*REQUIRED WORK*
Start at the line that contains "Convert this chart to matplotlib code.", stop at the line that contains "plt.rcParams['font.family'] = ['Noto", and repeat every line in that span, those two included, with no pictures.

— START OF TASK MATERIAL —

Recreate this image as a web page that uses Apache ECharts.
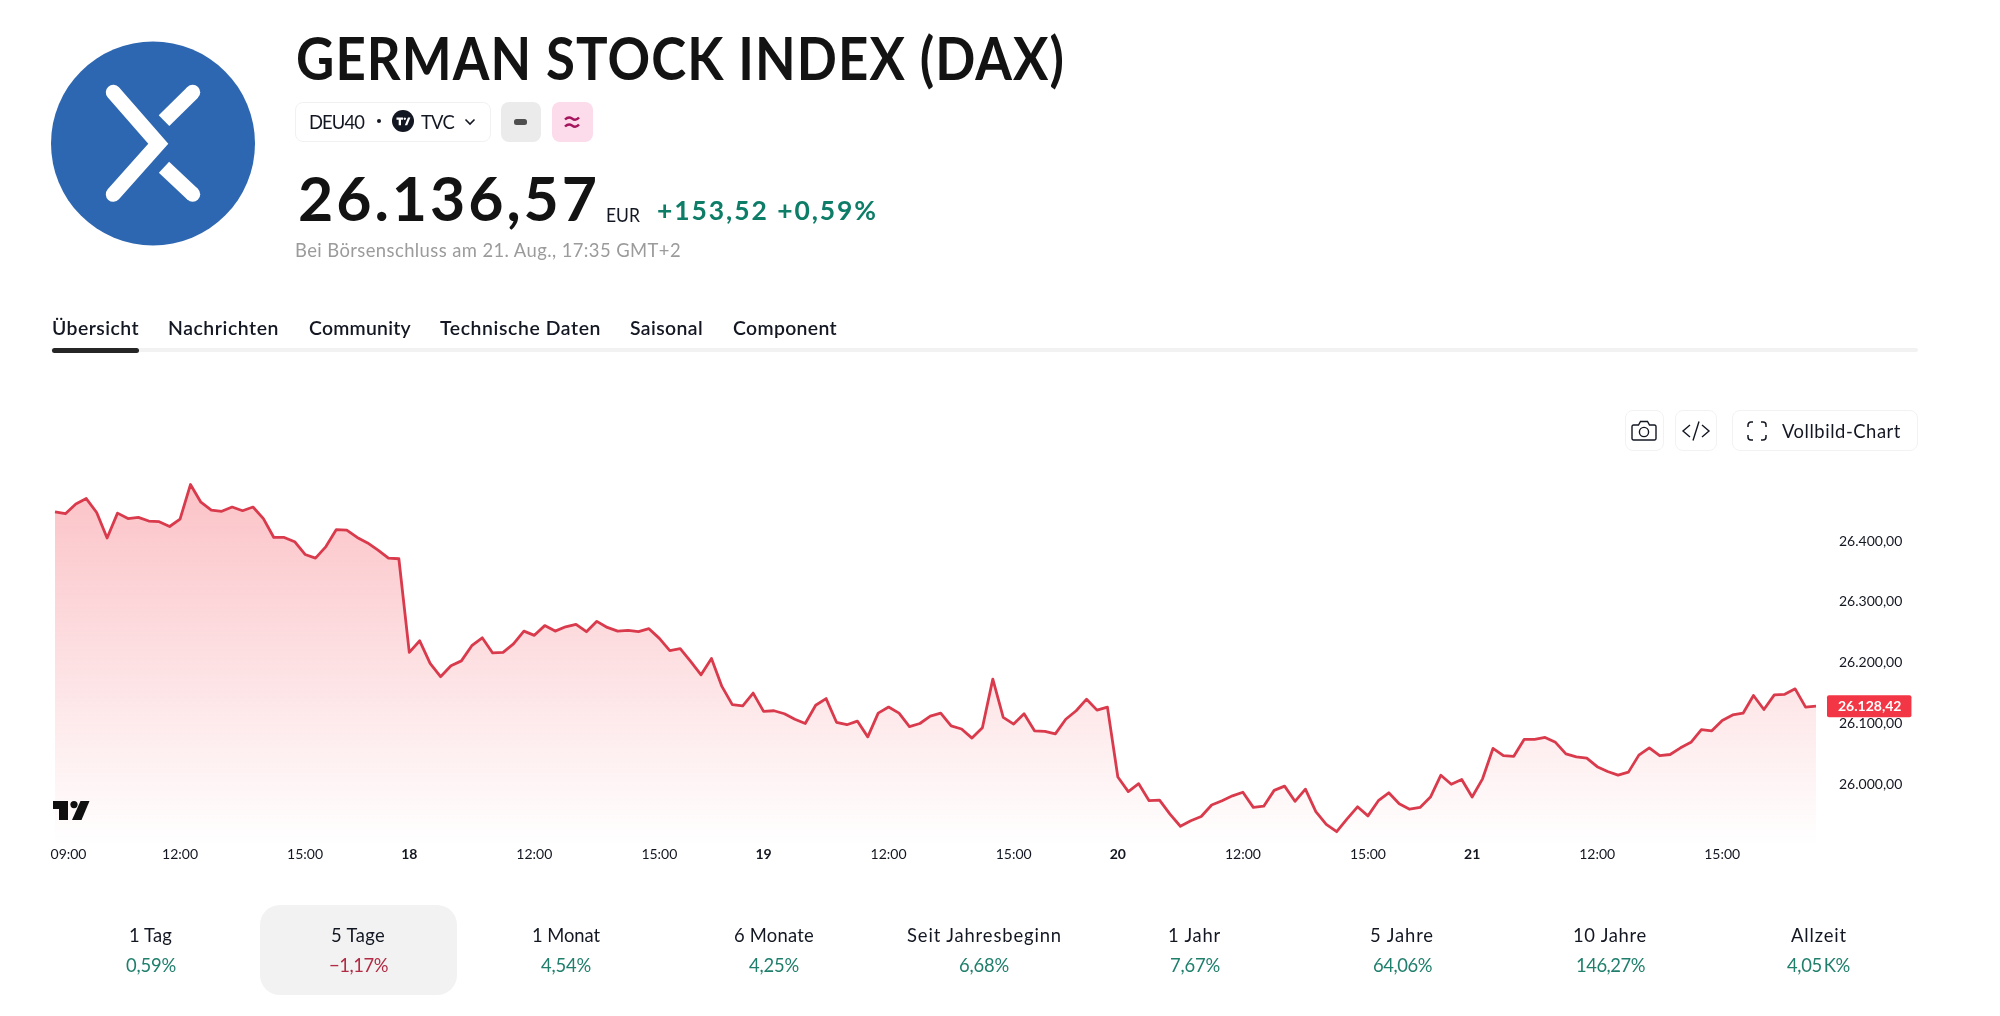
<!DOCTYPE html>
<html lang="de">
<head>
<meta charset="utf-8">
<title>German Stock Index (DAX)</title>
<script src="https://cdn.jsdelivr.net/npm/echarts@6/dist/echarts.min.js"></script>
<style>
html,body{margin:0;padding:0;background:#fff;width:2000px;height:1016px;overflow:hidden;font-family:Lato,"Open Sans",sans-serif;}
#chart{position:absolute;left:0;top:0;width:2000px;height:1016px;}
.t{position:absolute;white-space:pre;line-height:1;transform-origin:0 50%;z-index:2;}
.box{position:absolute;box-sizing:border-box;z-index:1;}
svg{position:absolute;z-index:2;overflow:visible;}
</style>
</head>
<body>
<div id="chart"></div>
<div id="page"></div>
<script>
// ---- values ----
const day17 = [26448,26445,26461,26470,26447,26405,26446,26437,26439,26433,26432,26424,26436,26493,26464,26451,26449,26456,26450,26456,26437,26406,26406,26399,26378,26372,26391,26419,26418,26406,26397,26385,26372,26371];
const day18 = [26217,26236,26199,26177,26195,26203,26228,26241,26216,26217,26231,26252,26245,26261,26252,26259,26263,26251,26268,26258,26252,26253,26251,26256,26240,26220,26223,26202,26180,26207,26161,26131,26129,26150];
const day19 = [26120,26121,26116,26107,26100,26130,26141,26102,26098,26104,26078,26117,26127,26117,26095,26100,26112,26117,26096,26091,26076,26093,26173,26110,26099,26116,26088,26087,26083,26107,26121,26140,26122,26127];
const day20 = [26012,25988,26001,25973,25974,25951,25931,25940,25947,25966,25973,25981,25987,25962,25964,25990,25997,25972,25992,25955,25934,25922,25943,25963,25948,25973,25986,25968,25959,25962,25979,26015,26000,26008];
const day21 = [25979,26009,26059,26047,26046,26074,26074,26077,26069,26050,26045,26043,26029,26021,26015,26020,26048,26060,26047,26049,26060,26069,26090,26088,26105,26114,26117,26146,26123,26147,26148,26157,26127,26128.42];
const dayNames = ['17','18','19','20','21'];
const sessionTimes = ['09:00','09:15','09:30','09:45','10:00','10:15','10:30','10:45','11:00','11:15','11:30','11:45','12:00','12:15','12:30','12:45','13:00','13:15','13:30','13:45','14:00','14:15','14:30','14:45','15:00','15:15','15:30','15:45','16:00','16:15','16:30','16:45','17:00','17:15'];
const hourTicks = ['12:00','15:00'];
const yTicks = [26000,26100,26200,26300,26400];
const lastPrice = 26128.42;
const periodNames = ['1 Tag','5 Tage','1 Monat','6 Monate','Seit Jahresbeginn','1 Jahr','5 Jahre','10 Jahre','Allzeit'];
const periodValues = ['0,59%','\u22121,17%','4,54%','4,25%','6,68%','7,67%','64,06%','146,27%','4,05\u2009K%'];
const tabNames = ['Übersicht','Nachrichten','Community','Technische Daten','Saisonal','Component'];

// ---- chart ----
const categories = [], tickText = {};
[day17,day18,day19,day20,day21].forEach((d,di)=>d.forEach((_,k)=>{
  const idx = categories.length, time = sessionTimes[k];
  categories.push(dayNames[di]+'. Aug '+time);
  if (k===0) tickText[idx] = di===0 ? time : dayNames[di];
  else if (hourTicks.includes(time)) tickText[idx] = time;
}));
const prices = [].concat(day17,day18,day19,day20,day21);
const fmt = v => v.toFixed(2).replace('.',',').replace(/\B(?=(\d{3})+(?!\d))/g,'.');

const chart = echarts.init(document.getElementById('chart'));
chart.setOption({
  animation:false,
  backgroundColor:'transparent',
  textStyle:{fontFamily:'Lato'},
  grid:{left:55,right:184,top:480.3,height:364.8,containLabel:false},
  xAxis:{
    type:'category',boundaryGap:false,data:categories,
    axisLine:{show:false},axisTick:{show:false},splitLine:{show:false},
    axisLabel:{
      interval:i=>tickText[i]!==undefined,
      hideOverlap:false,margin:2,
      color:'#131722',fontSize:14,fontFamily:'Lato',
      formatter:(v,i)=>{const s=tickText[i]||''; return i===0?'{f|'+s+'}':(s.length===2?'{d|'+s+'}':s);},
      rich:{
        d:{fontWeight:'bold',fontSize:14,color:'#131722',fontFamily:'Lato'},
        f:{fontSize:14,color:'#131722',fontFamily:'Lato',padding:[0,0,0,27]}
      }
    }
  },
  yAxis:{
    type:'value',position:'right',min:25900,max:26500,interval:100,
    axisLine:{show:false},axisTick:{show:false},splitLine:{show:false},
    axisLabel:{margin:23,color:'#131722',fontSize:14,fontFamily:'Lato',
      formatter:v=>yTicks.includes(v)?fmt(v):''}
  },
  series:[{
    type:'line',data:prices,symbol:'none',smooth:false,silent:true,clip:false,
    lineStyle:{color:'#d93a4c',width:2.8,join:'round'},
    areaStyle:{origin:'start',opacity:1,color:new echarts.graphic.LinearGradient(0,0,0,1,[
      {offset:0,color:'rgba(242,54,69,0.30)'},
      {offset:1,color:'rgba(242,54,69,0.0)'}])},
    markLine:{
      silent:true,symbol:'none',animation:false,
      lineStyle:{color:'rgba(0,0,0,0)',width:0},
      data:[{yAxis:lastPrice}],
      label:{show:true,position:'end',distance:11,formatter:()=>fmt(lastPrice),
        color:'#fff',backgroundColor:'#f23645',fontSize:14,fontFamily:'Lato',fontWeight:'bold',
        padding:[4,10,4,11],borderRadius:2}
    }
  }]
});

// ---- page furniture around the chart ----
const page = document.getElementById('page');
function box(x,y,w,h,css){const d=document.createElement('div');d.className='box';
  d.style.cssText=`left:${x}px;top:${y}px;width:${w}px;height:${h}px;${css}`;page.appendChild(d);return d;}
function text(s,x,cy,size,weight,color,width,center,sx=0.92){
  const d=document.createElement('div');d.className='t';d.textContent=s;
  d.style.cssText+=`left:${x}px;top:${cy}px;font-size:${size}px;font-weight:${weight};color:${color};`;
  page.appendChild(d);
  const w0=d.getBoundingClientRect().width;
  const target=width?width/sx:w0;
  d.style.letterSpacing=((target-w0)/Math.max(1,s.length))+'px';
  d.style.transform=`translateY(-50%) scaleX(${sx})`;
  if(center){d.style.left=(x-d.getBoundingClientRect().width/2)+'px';}
  return d;
}
function svg(x,y,w,h,inner){const n=document.createElementNS('http://www.w3.org/2000/svg','svg');
  n.setAttribute('width',w);n.setAttribute('height',h);n.setAttribute('viewBox',`0 0 ${w} ${h}`);
  n.style.left=x+'px';n.style.top=y+'px';n.innerHTML=inner;page.appendChild(n);}

// logo
svg(51,41,204,205,`<circle cx="102" cy="102.5" r="102" fill="#2e67b1"/>
 <g fill="none" stroke="#fff" stroke-width="15">
 <path d="M62.3 51.3L107.3 102.7L62.3 153.3" stroke-linecap="round" stroke-linejoin="miter"/>
 <path d="M141.7 51.3L113 79.7"/><path d="M113 126.3L141.7 153.3"/></g>
 <circle cx="141.7" cy="51.3" r="7.5" fill="#fff"/><circle cx="141.7" cy="153.3" r="7.5" fill="#fff"/>`);
text('GERMAN STOCK INDEX (DAX)',296,57,60,700,'#131313',769,false,0.88);

// symbol row
box(295,102,196,40,'border:1px solid #f1f1f1;border-radius:8px;');
text('DEU40',309,121,20,400,'#131722',55);
box(377,119,4,4,'background:#131722;border-radius:50%;');
svg(392,110,22,22,`<circle cx="11" cy="11" r="11" fill="#131722"/><path d="M4.5 7.5h6.5v2.2h-2v5.5h-2.3v-5.5h-2.2z M12.8 7.5a1.2 1.2 0 1 0 .01 0z M16 7.5h2.4l-3.2 7.7h-2.4z" fill="#fff"/>`);
text('TVC',421,121,20,400,'#131722',33);
svg(464,118,12,8,`<path d="M1.5 1.5L6 6L10.5 1.5" fill="none" stroke="#131722" stroke-width="1.6"/>`);
box(501,102,40,40,'background:#ebebeb;border-radius:8px;');
box(514,119,13,6,'background:#4f4f4f;border-radius:2.5px;z-index:2;');
box(552,102,41,40,'background:#fcdcea;border-radius:8px;');
svg(564,115,16,14,`<path d="M1 4.5C4 1.5 6 2 8 3.5S12.5 5.5 15 2.5 M1 11.5C4 8.5 6 9 8 10.5S12.5 12.5 15 9.5" fill="none" stroke="#a5155d" stroke-width="2.4"/>`);

// price row
text('26.136,57',298,197,62,700,'#131313',302,false,0.98);
text('EUR',606,214,19,400,'#131722',34);
text('+153,52 +0,59%',657,209,27,700,'#0d7d68',221,false,0.98);
text('Bei Börsenschluss am 21. Aug., 17:35 GMT+2',295,249,19,400,'#9b9b9b',386,false,0.97);

// tabs
const tabSpans=[[52,87],[168,111],[309,102],[440,161],[630,73],[733,104]];
tabNames.forEach((n,i)=>text(n,tabSpans[i][0],326.5,20,600,'#131722',tabSpans[i][1],false,0.97));
box(51,348,1867,4,'background:#f2f2f2;border-radius:2px;');
box(52,348,87,5,'background:#262626;border-radius:3px;z-index:2;');

// chart tool buttons
const btn='border:1px solid #f2f2f2;border-radius:8px;';
box(1625,410,39,41,btn);box(1675,410,42,41,btn);box(1732,410,186,41,btn);
svg(1631,420,26,22,`<path d="M2.5 5h5l2-3.5h7l2 3.5h5a1.5 1.5 0 0 1 1.5 1.5v12a1.5 1.5 0 0 1-1.5 1.5h-21a1.5 1.5 0 0 1-1.5-1.5v-12a1.5 1.5 0 0 1 1.5-1.5z" fill="none" stroke="#131722" stroke-width="1.4"/><circle cx="13" cy="12" r="4.6" fill="none" stroke="#131722" stroke-width="1.4"/>`);
svg(1681,420,30,22,`<path d="M9 5L2 11L9 17 M21 5L28 11L21 17 M18 1.5L12 20.5" fill="none" stroke="#131722" stroke-width="1.4"/>`);
svg(1747,421,21,20,`<path d="M1 6V4a3 3 0 0 1 3-3h2 M14 1h2a3 3 0 0 1 3 3v2 M19 14v2a3 3 0 0 1-3 3h-2 M6 19h-2a3 3 0 0 1-3-3v-2" fill="none" stroke="#131722" stroke-width="1.5"/>`);
text('Vollbild-Chart',1782,430,20,400,'#131722',119);

// TradingView mark over the chart
svg(53,801,37,19,`<path d="M0 0h15v19h-9v-11h-6z" fill="#0f0f0f"/><circle cx="21" cy="3.6" r="3.6" fill="#0f0f0f"/><path d="M27.5 0h9l-8 19h-9.5z" fill="#0f0f0f"/>`);

// period row
box(260,905,197,90,'background:#f2f2f2;border-radius:20px;');
const periodX=[150.5,358.4,566,774,984,1194.5,1402,1610,1819];
const nameW=[43,54,68,80,155,53,64,74,56];
const valueW=[50,59,50,50,50,50,59,69,63];
periodNames.forEach((n,i)=>{
  text(n,periodX[i],934,20,400,'#131722',nameW[i],true);
  text(periodValues[i],periodX[i],964,20,400,periodValues[i][0]==='\u2212'?'#b22a43':'#1f7f6c',valueW[i],true);
});
</script>
</body>
</html>
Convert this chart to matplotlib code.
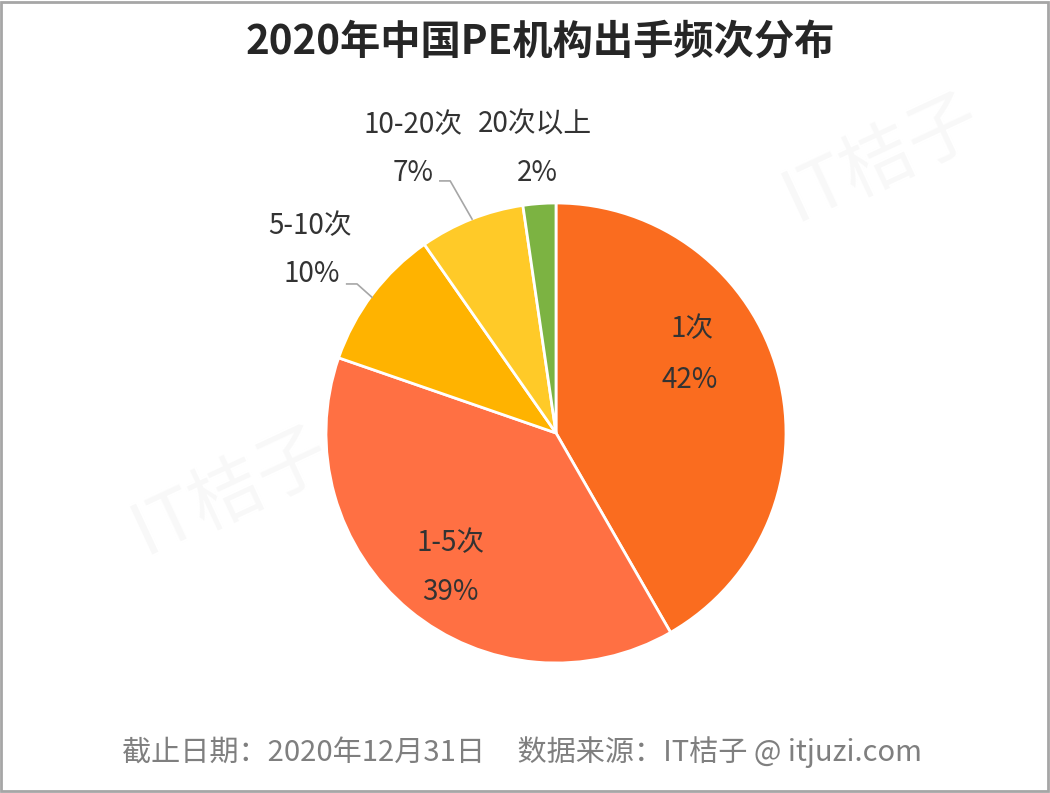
import matplotlib
matplotlib.use('Agg')
import matplotlib.pyplot as plt
from matplotlib.patches import Rectangle

plt.rcParams['font.family'] = ['Noto Sans CJK SC', 'DejaVu Sans']

# data (slice sizes, labels show rounded values)
labels = ['1次', '1-5次', '5-10次', '10-20次', '20次以上']
shares = [41.7, 38.6, 10.0, 7.4, 2.3]
colors = ['#FA6C1F', '#FF7043', '#FFB300', '#FFCA28', '#7CB342']
title = '2020年中国PE机构出手频次分布'
footer = '截止日期：2020年12月31日     数据来源：IT桔子 @ itjuzi.com'

W, H = 1050, 793
fig = plt.figure(figsize=(W / 100, H / 100), dpi=100)

# faint watermarks
for wx, wy in [(0.84, 0.80), (0.22, 0.38)]:
    fig.text(wx, wy, 'IT桔子', fontsize=52, color='#F8F8F8', rotation=25,
             ha='center', va='center', zorder=0)

# pie axes: centre at (556, 433) px, radius 230 px
R = 230
lim = 1.6
cx, cy = 556, H - 433
aw, ah = 2 * lim * R / W, 2 * lim * R / H
ax = fig.add_axes([(cx - lim * R) / W, (cy - lim * R) / H, aw, ah])
wedges, _ = ax.pie(shares, colors=colors, startangle=90, counterclock=False,
                   wedgeprops=dict(edgecolor='white', linewidth=2))
ax.set_xlim(-lim, lim)
ax.set_ylim(-lim, lim)
ax.axis('off')

txt = '#333333'
fs = 20
# label positions (data units) for name and percentage lines
pos = [
    ((0.59, 0.45), (0.58, 0.23)),
    ((-0.46, -0.48), (-0.46, -0.69)),
    ((-1.07, 0.90), (-1.06, 0.69)),
    ((-0.62, 1.34), (-0.62, 1.13)),
    ((-0.09, 1.34), (-0.08, 1.13)),
]
for lab, v, (p1, p2) in zip(labels, shares, pos):
    ax.text(p1[0], p1[1], lab, ha='center', va='center', fontsize=fs, color=txt)
    ax.text(p2[0], p2[1], f'{round(v)}%', ha='center', va='center', fontsize=fs, color=txt)

# leader lines for small slices
ax.plot([-0.91, -0.865, -0.80], [0.648, 0.648, 0.59], color='#A6A6A6', lw=1.2)
ax.plot([-0.505, -0.46, -0.365], [1.096, 1.096, 0.93], color='#A6A6A6', lw=1.2)

fig.text(540 / W, 1 - 42 / H, title, ha='center', va='center', fontsize=29,
         fontweight='bold', color='#262626')
fig.text(522 / W, 1 - 752 / H, footer, ha='center', va='center', fontsize=21,
         color='#7F7F7F')

fig.patches.append(Rectangle((0.001, 0.002), 0.997, 0.995, transform=fig.transFigure,
                             fill=False, edgecolor='#A6A6A6', linewidth=2))

fig.savefig('out.png', dpi=100)
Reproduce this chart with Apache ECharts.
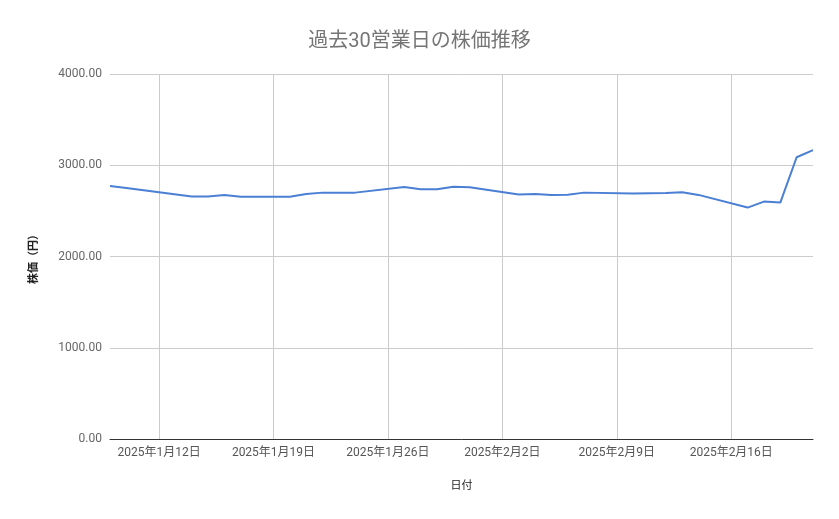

— END OF TASK MATERIAL —

*RESPONSE BELOW*
Convert this chart to matplotlib code.
import matplotlib
matplotlib.use('Agg')
import matplotlib.pyplot as plt
from matplotlib.patches import Rectangle

plt.rcParams['font.family'] = ['Noto Sans CJK SC', 'DejaVu Sans']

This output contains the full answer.